> Data to process

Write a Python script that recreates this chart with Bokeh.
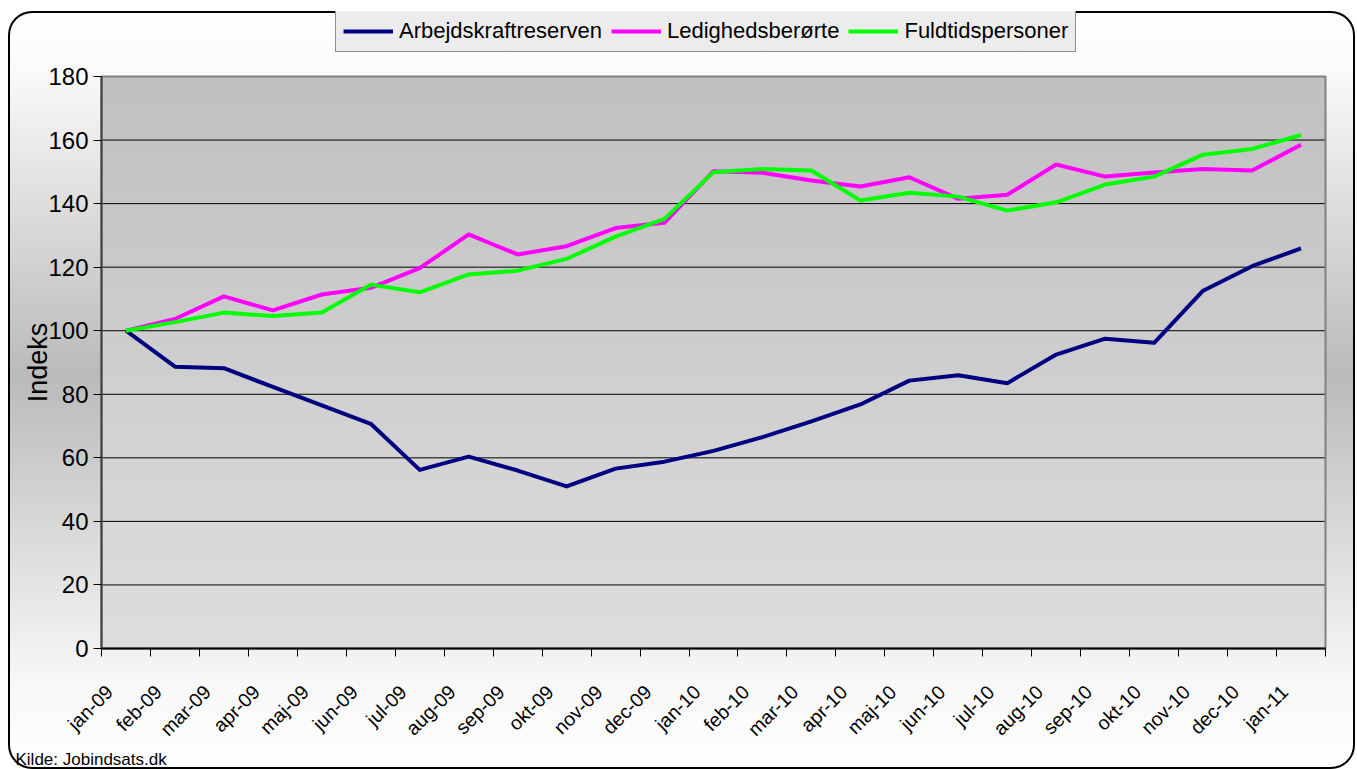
==
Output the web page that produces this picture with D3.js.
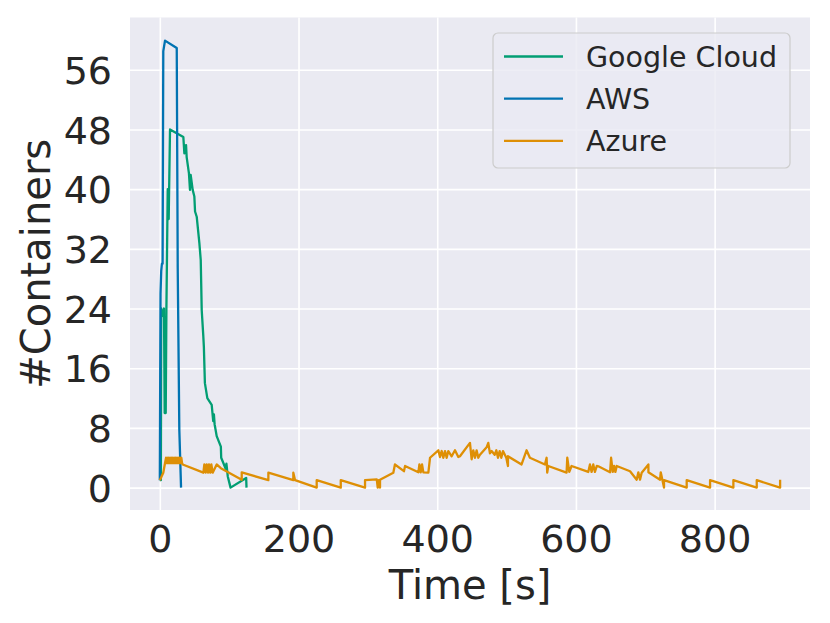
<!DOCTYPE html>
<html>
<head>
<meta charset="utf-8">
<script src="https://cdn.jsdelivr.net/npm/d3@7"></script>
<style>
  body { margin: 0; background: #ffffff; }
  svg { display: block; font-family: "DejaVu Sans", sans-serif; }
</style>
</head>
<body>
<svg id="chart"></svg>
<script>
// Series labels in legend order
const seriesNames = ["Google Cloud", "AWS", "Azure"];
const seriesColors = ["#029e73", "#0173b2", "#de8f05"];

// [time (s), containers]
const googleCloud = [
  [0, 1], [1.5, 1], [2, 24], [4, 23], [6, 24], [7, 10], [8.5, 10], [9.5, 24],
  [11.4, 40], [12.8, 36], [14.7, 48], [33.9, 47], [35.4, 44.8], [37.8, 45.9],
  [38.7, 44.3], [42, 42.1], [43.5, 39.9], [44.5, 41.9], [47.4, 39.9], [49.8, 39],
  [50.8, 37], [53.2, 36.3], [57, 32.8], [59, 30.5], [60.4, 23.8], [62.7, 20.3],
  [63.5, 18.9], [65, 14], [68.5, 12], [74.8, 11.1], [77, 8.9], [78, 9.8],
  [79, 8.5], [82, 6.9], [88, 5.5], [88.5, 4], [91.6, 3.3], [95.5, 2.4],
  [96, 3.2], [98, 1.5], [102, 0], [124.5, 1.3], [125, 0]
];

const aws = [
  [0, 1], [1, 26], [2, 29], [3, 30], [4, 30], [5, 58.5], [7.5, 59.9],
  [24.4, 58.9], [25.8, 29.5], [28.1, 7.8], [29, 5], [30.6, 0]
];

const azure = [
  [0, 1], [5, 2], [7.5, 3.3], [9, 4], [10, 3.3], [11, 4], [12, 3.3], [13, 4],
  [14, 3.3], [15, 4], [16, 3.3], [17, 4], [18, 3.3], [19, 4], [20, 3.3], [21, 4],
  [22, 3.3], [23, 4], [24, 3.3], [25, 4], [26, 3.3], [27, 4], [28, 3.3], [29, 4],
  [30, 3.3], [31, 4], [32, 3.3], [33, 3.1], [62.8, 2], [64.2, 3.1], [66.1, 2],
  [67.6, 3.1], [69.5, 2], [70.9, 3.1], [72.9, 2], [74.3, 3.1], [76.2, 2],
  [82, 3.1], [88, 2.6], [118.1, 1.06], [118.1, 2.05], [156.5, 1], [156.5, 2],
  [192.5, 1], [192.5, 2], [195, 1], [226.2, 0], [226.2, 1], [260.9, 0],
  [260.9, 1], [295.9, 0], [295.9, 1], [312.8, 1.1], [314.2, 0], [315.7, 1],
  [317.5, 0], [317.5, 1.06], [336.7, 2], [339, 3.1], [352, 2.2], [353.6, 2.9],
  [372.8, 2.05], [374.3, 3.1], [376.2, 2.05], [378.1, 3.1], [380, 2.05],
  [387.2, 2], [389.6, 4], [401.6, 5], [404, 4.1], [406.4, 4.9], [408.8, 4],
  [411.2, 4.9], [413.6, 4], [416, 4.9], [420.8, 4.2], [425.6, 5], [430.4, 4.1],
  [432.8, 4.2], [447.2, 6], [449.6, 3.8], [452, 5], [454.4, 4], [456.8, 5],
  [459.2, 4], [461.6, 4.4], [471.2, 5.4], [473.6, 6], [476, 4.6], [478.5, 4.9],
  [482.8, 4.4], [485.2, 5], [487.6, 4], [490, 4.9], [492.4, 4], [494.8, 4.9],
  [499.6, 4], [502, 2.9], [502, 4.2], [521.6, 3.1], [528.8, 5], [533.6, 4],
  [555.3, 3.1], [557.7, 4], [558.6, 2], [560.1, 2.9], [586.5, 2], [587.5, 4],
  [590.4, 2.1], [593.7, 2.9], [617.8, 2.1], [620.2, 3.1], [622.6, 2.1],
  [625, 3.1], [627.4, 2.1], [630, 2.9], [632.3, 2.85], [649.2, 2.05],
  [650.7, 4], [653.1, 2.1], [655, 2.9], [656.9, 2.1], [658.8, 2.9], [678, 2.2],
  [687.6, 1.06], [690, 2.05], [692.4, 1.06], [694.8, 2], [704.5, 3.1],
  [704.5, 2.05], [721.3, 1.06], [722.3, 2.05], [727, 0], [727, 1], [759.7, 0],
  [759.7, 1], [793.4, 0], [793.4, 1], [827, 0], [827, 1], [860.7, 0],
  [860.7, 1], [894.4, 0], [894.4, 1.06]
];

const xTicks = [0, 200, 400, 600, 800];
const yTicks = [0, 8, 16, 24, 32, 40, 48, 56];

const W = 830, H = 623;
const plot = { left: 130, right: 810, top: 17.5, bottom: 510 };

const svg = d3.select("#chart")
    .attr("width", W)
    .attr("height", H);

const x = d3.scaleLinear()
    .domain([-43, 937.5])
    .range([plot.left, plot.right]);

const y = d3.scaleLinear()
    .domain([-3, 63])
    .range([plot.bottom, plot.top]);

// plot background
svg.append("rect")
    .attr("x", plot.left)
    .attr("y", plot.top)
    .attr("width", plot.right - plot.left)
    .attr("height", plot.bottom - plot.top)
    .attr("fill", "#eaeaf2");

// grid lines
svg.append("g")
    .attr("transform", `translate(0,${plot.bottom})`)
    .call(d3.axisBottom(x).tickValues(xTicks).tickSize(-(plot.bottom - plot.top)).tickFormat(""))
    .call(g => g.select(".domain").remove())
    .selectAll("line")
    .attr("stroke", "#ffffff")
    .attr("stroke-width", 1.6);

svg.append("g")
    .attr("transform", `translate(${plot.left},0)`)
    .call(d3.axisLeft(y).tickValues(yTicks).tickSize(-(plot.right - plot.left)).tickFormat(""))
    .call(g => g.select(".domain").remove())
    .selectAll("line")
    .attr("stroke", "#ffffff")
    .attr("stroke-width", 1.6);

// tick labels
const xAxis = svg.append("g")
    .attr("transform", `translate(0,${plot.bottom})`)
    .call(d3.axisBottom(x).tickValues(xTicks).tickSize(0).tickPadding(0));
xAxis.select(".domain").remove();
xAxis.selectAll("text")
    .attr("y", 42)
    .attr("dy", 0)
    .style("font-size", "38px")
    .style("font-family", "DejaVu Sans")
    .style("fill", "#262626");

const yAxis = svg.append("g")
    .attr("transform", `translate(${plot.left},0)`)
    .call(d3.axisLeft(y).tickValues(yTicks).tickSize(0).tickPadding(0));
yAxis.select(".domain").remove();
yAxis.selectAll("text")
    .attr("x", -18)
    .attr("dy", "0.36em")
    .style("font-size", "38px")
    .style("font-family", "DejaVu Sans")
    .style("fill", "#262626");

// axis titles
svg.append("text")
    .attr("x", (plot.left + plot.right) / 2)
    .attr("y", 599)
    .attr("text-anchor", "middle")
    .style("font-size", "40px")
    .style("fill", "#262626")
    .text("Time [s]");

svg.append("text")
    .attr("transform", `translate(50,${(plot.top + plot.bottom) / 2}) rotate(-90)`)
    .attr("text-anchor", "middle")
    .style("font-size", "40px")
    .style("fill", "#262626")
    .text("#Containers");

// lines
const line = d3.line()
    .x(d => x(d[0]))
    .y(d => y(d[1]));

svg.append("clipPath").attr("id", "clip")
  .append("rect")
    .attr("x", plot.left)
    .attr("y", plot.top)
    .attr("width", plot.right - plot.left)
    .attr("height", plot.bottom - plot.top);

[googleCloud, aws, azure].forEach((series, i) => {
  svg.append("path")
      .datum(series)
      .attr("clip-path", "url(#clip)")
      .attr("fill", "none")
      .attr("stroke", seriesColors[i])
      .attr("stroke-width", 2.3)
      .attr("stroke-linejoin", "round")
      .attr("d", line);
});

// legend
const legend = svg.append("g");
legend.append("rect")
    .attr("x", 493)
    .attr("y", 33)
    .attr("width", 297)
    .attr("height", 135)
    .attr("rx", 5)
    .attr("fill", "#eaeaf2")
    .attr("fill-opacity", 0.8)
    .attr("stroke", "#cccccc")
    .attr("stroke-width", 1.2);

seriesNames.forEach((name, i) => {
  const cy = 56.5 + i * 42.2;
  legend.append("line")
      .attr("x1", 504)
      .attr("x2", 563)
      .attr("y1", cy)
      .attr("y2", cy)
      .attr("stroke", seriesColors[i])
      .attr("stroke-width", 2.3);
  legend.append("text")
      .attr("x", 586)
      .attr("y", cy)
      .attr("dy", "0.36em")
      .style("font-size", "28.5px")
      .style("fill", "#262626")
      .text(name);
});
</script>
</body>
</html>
---
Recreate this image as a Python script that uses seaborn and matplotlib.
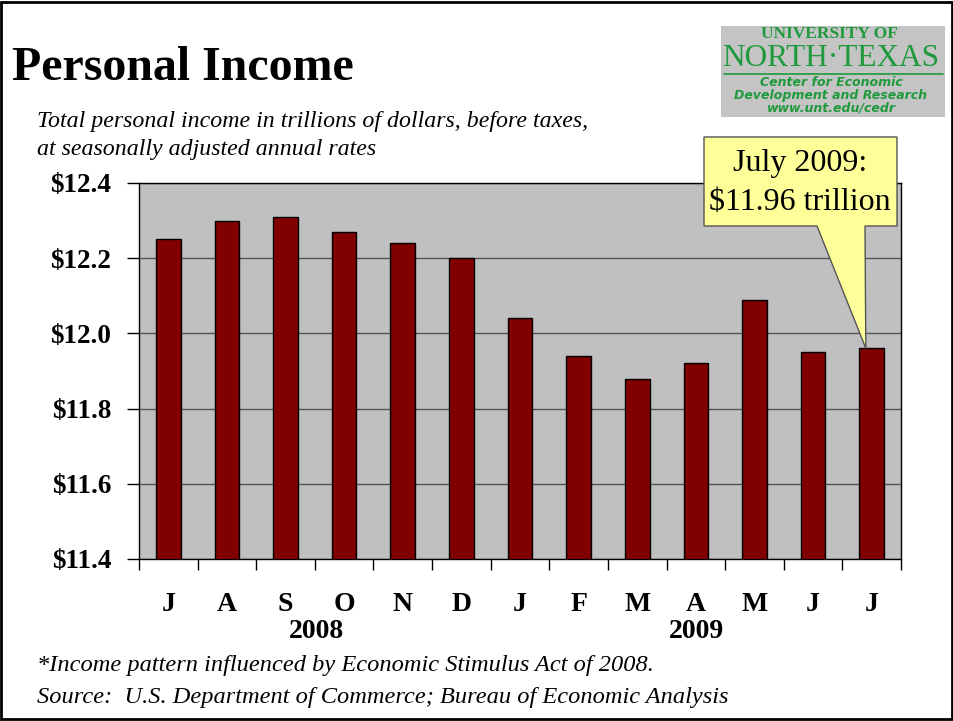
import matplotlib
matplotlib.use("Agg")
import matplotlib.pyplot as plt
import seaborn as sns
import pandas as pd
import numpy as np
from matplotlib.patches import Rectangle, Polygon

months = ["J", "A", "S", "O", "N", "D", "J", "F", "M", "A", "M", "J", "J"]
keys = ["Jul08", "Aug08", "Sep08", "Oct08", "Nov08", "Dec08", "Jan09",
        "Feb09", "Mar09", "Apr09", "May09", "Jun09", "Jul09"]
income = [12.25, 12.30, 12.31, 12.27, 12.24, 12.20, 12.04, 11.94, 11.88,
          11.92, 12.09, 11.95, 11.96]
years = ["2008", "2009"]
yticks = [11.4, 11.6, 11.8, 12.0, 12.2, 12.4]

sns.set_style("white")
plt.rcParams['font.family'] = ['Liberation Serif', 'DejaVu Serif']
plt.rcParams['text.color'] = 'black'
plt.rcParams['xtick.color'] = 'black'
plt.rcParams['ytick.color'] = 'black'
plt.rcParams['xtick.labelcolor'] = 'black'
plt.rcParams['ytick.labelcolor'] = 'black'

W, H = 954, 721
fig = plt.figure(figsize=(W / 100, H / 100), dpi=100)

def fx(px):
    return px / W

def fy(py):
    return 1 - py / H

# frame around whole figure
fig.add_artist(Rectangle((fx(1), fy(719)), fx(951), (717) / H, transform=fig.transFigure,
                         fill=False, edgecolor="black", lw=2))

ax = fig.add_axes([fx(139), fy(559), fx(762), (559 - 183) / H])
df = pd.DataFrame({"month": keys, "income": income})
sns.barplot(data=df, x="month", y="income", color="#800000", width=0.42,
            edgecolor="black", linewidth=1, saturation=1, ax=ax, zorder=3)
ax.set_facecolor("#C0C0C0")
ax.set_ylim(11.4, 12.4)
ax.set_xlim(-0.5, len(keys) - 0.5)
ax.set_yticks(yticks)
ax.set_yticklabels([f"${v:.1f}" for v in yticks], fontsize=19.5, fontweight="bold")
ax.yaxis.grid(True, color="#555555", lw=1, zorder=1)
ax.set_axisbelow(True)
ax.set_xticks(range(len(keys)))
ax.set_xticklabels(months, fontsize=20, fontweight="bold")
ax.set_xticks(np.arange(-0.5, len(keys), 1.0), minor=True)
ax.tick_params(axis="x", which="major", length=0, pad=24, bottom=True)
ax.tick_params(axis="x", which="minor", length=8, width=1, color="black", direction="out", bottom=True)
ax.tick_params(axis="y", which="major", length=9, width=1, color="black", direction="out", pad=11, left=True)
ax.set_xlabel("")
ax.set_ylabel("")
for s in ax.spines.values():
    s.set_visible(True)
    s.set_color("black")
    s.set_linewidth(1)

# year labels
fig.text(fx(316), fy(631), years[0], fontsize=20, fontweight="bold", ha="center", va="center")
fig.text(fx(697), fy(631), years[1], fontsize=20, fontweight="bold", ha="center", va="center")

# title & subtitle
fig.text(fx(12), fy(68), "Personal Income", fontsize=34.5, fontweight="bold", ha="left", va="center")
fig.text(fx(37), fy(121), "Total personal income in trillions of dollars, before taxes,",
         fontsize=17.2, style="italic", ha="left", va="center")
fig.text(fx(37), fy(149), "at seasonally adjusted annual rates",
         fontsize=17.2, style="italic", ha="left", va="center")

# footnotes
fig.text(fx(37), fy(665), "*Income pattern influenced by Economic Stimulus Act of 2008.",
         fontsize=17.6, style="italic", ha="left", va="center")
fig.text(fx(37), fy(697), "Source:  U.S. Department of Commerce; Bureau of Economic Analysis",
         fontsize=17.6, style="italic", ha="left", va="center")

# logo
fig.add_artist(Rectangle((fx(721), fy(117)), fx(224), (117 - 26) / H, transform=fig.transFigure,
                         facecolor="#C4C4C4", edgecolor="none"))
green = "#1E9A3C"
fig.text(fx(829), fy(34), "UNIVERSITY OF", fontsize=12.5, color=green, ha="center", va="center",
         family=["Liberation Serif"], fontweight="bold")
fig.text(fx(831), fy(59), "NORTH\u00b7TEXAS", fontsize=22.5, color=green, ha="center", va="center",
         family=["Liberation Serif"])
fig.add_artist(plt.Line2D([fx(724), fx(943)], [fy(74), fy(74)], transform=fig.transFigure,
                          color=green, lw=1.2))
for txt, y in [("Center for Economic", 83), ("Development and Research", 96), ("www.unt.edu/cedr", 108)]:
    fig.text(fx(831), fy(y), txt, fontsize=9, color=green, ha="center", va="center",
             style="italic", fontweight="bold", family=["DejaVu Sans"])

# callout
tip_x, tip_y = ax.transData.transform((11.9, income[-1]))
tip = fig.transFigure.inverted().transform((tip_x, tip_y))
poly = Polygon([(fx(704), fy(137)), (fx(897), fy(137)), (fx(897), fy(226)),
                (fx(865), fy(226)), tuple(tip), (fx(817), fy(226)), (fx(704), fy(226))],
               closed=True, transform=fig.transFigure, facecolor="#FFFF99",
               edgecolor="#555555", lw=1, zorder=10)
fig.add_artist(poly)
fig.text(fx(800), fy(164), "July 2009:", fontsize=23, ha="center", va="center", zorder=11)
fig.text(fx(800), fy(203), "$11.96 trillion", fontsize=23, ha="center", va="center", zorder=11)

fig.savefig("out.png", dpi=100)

> What to do
Everything above from the line with "Recreate this image" through the line with "yticks = [11.4, 11.6, 11.8, 12.0, 12.2, 12.4]" should be retyped exactly, and nothing else; omit pictures.

> Result
Recreate this image as a Python script that uses seaborn and matplotlib.
import matplotlib
matplotlib.use("Agg")
import matplotlib.pyplot as plt
import seaborn as sns
import pandas as pd
import numpy as np
from matplotlib.patches import Rectangle, Polygon

months = ["J", "A", "S", "O", "N", "D", "J", "F", "M", "A", "M", "J", "J"]
keys = ["Jul08", "Aug08", "Sep08", "Oct08", "Nov08", "Dec08", "Jan09",
        "Feb09", "Mar09", "Apr09", "May09", "Jun09", "Jul09"]
income = [12.25, 12.30, 12.31, 12.27, 12.24, 12.20, 12.04, 11.94, 11.88,
          11.92, 12.09, 11.95, 11.96]
years = ["2008", "2009"]
yticks = [11.4, 11.6, 11.8, 12.0, 12.2, 12.4]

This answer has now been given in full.